Problem 1: Stratify residuals by DOSE
This checks whether residual magnitude changes with dose. Larger residuals at higher doses can suggest heteroscedasticity, scaling issues, or structural model misspecification.
obs %>%
group_by(DOSE) %>%
summarise(
n = n(),
rmse = sqrt(mean(residual^2, na.rm = TRUE)),
median_abs_resid = median(abs(residual), na.rm = TRUE),
.groups = "drop"
) %>%
arrange(DOSE)# A tibble: 4 × 4
DOSE n rmse median_abs_resid
<dbl> <int> <dbl> <dbl>
1 12.5 67 0.0428 0.0242
2 25 72 0.0774 0.0478
3 50 74 0.166 0.0854
4 100 76 0.320 0.170
A quick visual:
ggplot(obs, aes(DOSE, residual)) +
geom_point(alpha = 0.35, position = position_jitter(width = 0.15)) +
geom_hline(yintercept = 0, linetype = 2) +
labs(
title = "Residuals by DOSE (Naive Pooled Fit)",
x = "DOSE",
y = "Residual"
)
Problem 2: Create a log-scale concentration plot
For a log-scale plot, we filter to positive concentrations because scale_y_log10() cannot display zero or negative values.
p_log <- obs %>%
filter(!is.na(DV) & DV > 0) %>%
ggplot(aes(TIME, DV, group = ID)) +
geom_line(alpha = 0.25) +
geom_point(size = 0.7) +
facet_wrap(~ DOSE) +
scale_y_log10() +
labs(
title = "Observed Concentration–Time Profiles by DOSE (Log Scale)",
x = "Time After Dose (h)",
y = "Concentration (log scale)"
)
p_log
Save it:
ggsave(file.path(resultspath, "profiles_by_dose_log_observed.png"), p_log, width = 9, height = 6)Problem 3: Compute RMSE of the pooled fit
rmse <- sqrt(mean(obs$residual^2, na.rm = TRUE))
rmse[1] 0.1895263
You can also compute RMSE by dose, which is often more informative than one pooled value:
obs %>%
group_by(DOSE) %>%
summarise(
rmse = sqrt(mean(residual^2, na.rm = TRUE)),
.groups = "drop"
) %>%
arrange(DOSE)# A tibble: 4 × 2
DOSE rmse
<dbl> <dbl>
1 12.5 0.0428
2 25 0.0774
3 50 0.166
4 100 0.320
Summary
- You fit a one-compartment oral model using naive pooling.

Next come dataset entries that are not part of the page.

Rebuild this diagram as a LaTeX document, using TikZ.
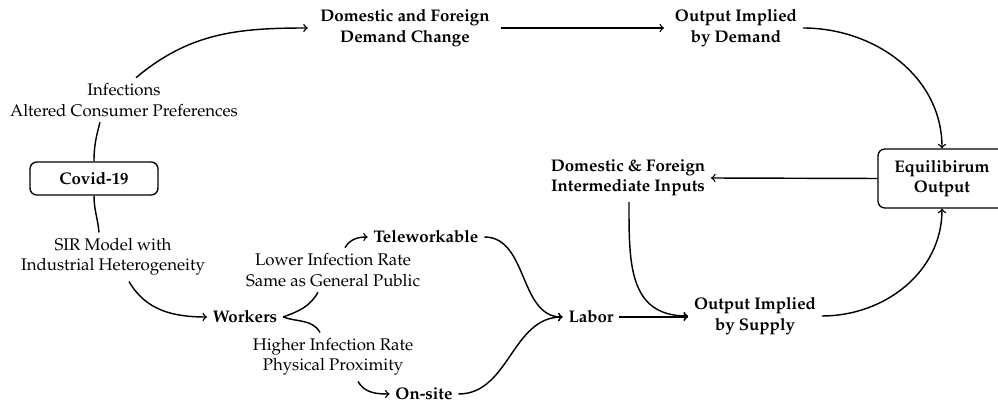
\documentclass[tikz,border=0pt]{standalone}
\usepackage[T1]{fontenc}
\IfFileExists{mathpazo.sty}{\usepackage{mathpazo}}{\IfFileExists{palatino.sty}{\usepackage{palatino}}{}}
\usetikzlibrary{calc}

\begin{document}
\begin{tikzpicture}[x=0.594pt,y=0.594pt,yscale=-1,xscale=1,
  boxnode/.style={draw, line width=0.8pt, rounded corners=4pt, font=\bfseries, align=center, minimum width=76pt},
  mainnode/.style={font=\bfseries, align=center},
  labelnode/.style={align=center},
  flow/.style={->, line width=0.85pt}]
\useasboundingbox (0,0) rectangle (998,402);
%y axis points down, so angles below are mirrored (-90 is up)

%Node: Covid box
\node[boxnode, minimum height=19.6pt] (covid) at (94,178.5) {Covid-19};
%Node: Equilibrium box
\node[boxnode, minimum height=35pt] (eq) at (942,178.5) {Equilibirum\\Output};
%Node: demand side
\node[mainnode] (dem) at (405,28) {Domestic and Foreign\\Demand Change};
\node[mainnode] (outd) at (736,28) {Output Implied\\by Demand};
%Node: supply side
\node[mainnode] (inter) at (628,178) {Domestic \& Foreign\\Intermediate Inputs};
\node[mainnode] (sup) at (755,316) {Output Implied\\by Supply};
\node[mainnode] (labor) at (591,317) {Labor};
\node[mainnode] (workers) at (245,317) {Workers};
\node[mainnode] (tele) at (426,237) {Teleworkable};
\node[mainnode] (onsite) at (424,394) {On-site};
%Node: labels on curves
\node[labelnode] (infl) at (124,100) {Infections\\Altered Consumer Preferences};
\node[labelnode] (sir) at (113,257) {SIR Model with\\Industrial Heterogeneity};
\node[labelnode] (low) at (333,270) {Lower Infection Rate\\Same as General Public};
\node[labelnode] (high) at (333,357) {Higher Infection Rate\\Physical Proximity};

%Curves: demand channel
\draw[line width=0.85pt] (covid.north) to[out=-90,in=105] ($(infl.south)+(-24,0)$);
\draw[flow] ($(infl.north)+(12,0)$) to[out=-40,in=180] ([xshift=-4pt]dem.west);
\draw[flow] ([xshift=3pt]dem.east) -- ([xshift=-3pt]outd.west);
\draw[flow] (outd.east) to[out=0,in=-90] (eq.north);
%Curves: intermediate inputs
\draw[flow] (eq.west) -- (inter.east);
\draw[flow] ($(inter.south)+(1,0)$) to[out=90,in=180,looseness=1.2] (sup.west);
\draw[flow] (labor.east) -- (labor.east -| sup.west);
\draw[flow] (sup.east) to[out=0,in=90] (eq.south);
%Curves: labor channel
\draw[line width=0.85pt] (covid.south) to[out=90,in=-95] ($(sir.north)+(-14,0)$);
\draw[flow] ($(sir.south)+(16,0)$) to[out=60,in=180] (workers.west);
\draw[line width=0.85pt] (workers.east) to[out=-20,in=120] ($(low.south)+(-15,0)$);
\draw[flow] ($(low.north)+(12,0)$) to[out=-60,in=180] (tele.west);
\draw[line width=0.85pt] (workers.east) to[out=20,in=-120] ($(high.north)+(-13,0)$);
\draw[flow] ($(high.south)+(25,0)$) to[out=60,in=180] (onsite.west);
\draw[flow] (tele.east) to[out=0,in=180] (labor.west);
\draw[flow] (onsite.east) to[out=0,in=180] (labor.west);

\end{tikzpicture}
\end{document}
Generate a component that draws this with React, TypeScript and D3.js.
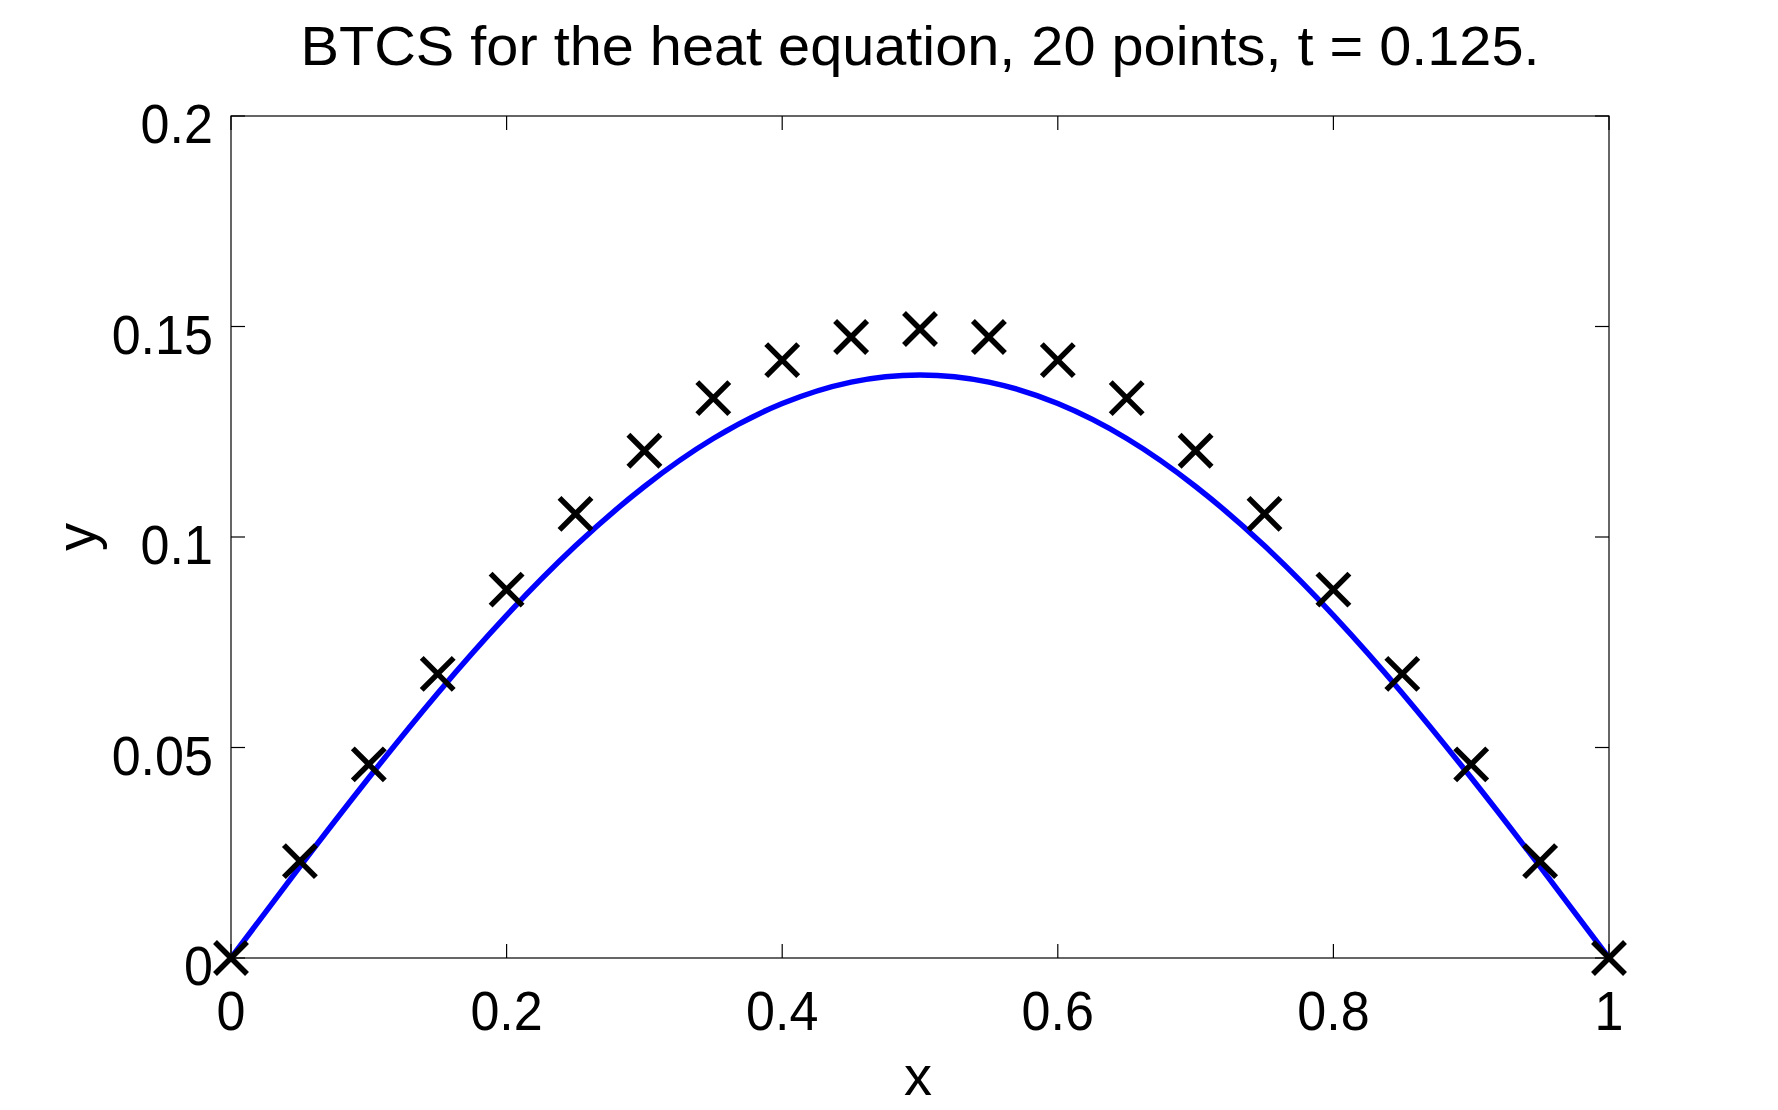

- One parameter set describes all subjects.
- Dose explains systematic profile differences.
- Residual error absorbs inter-individual variability.
- This approach is simple but limited.
- Naive pooling is a useful baseline, not a final answer.
- Always facet plots by subject to reveal hidden variability.
- Large residual spread often signals ignored hierarchy.
- CL/V parameterization keeps interpretation physiologically meaningful.
- Move to mixed-effects modeling when variability matters.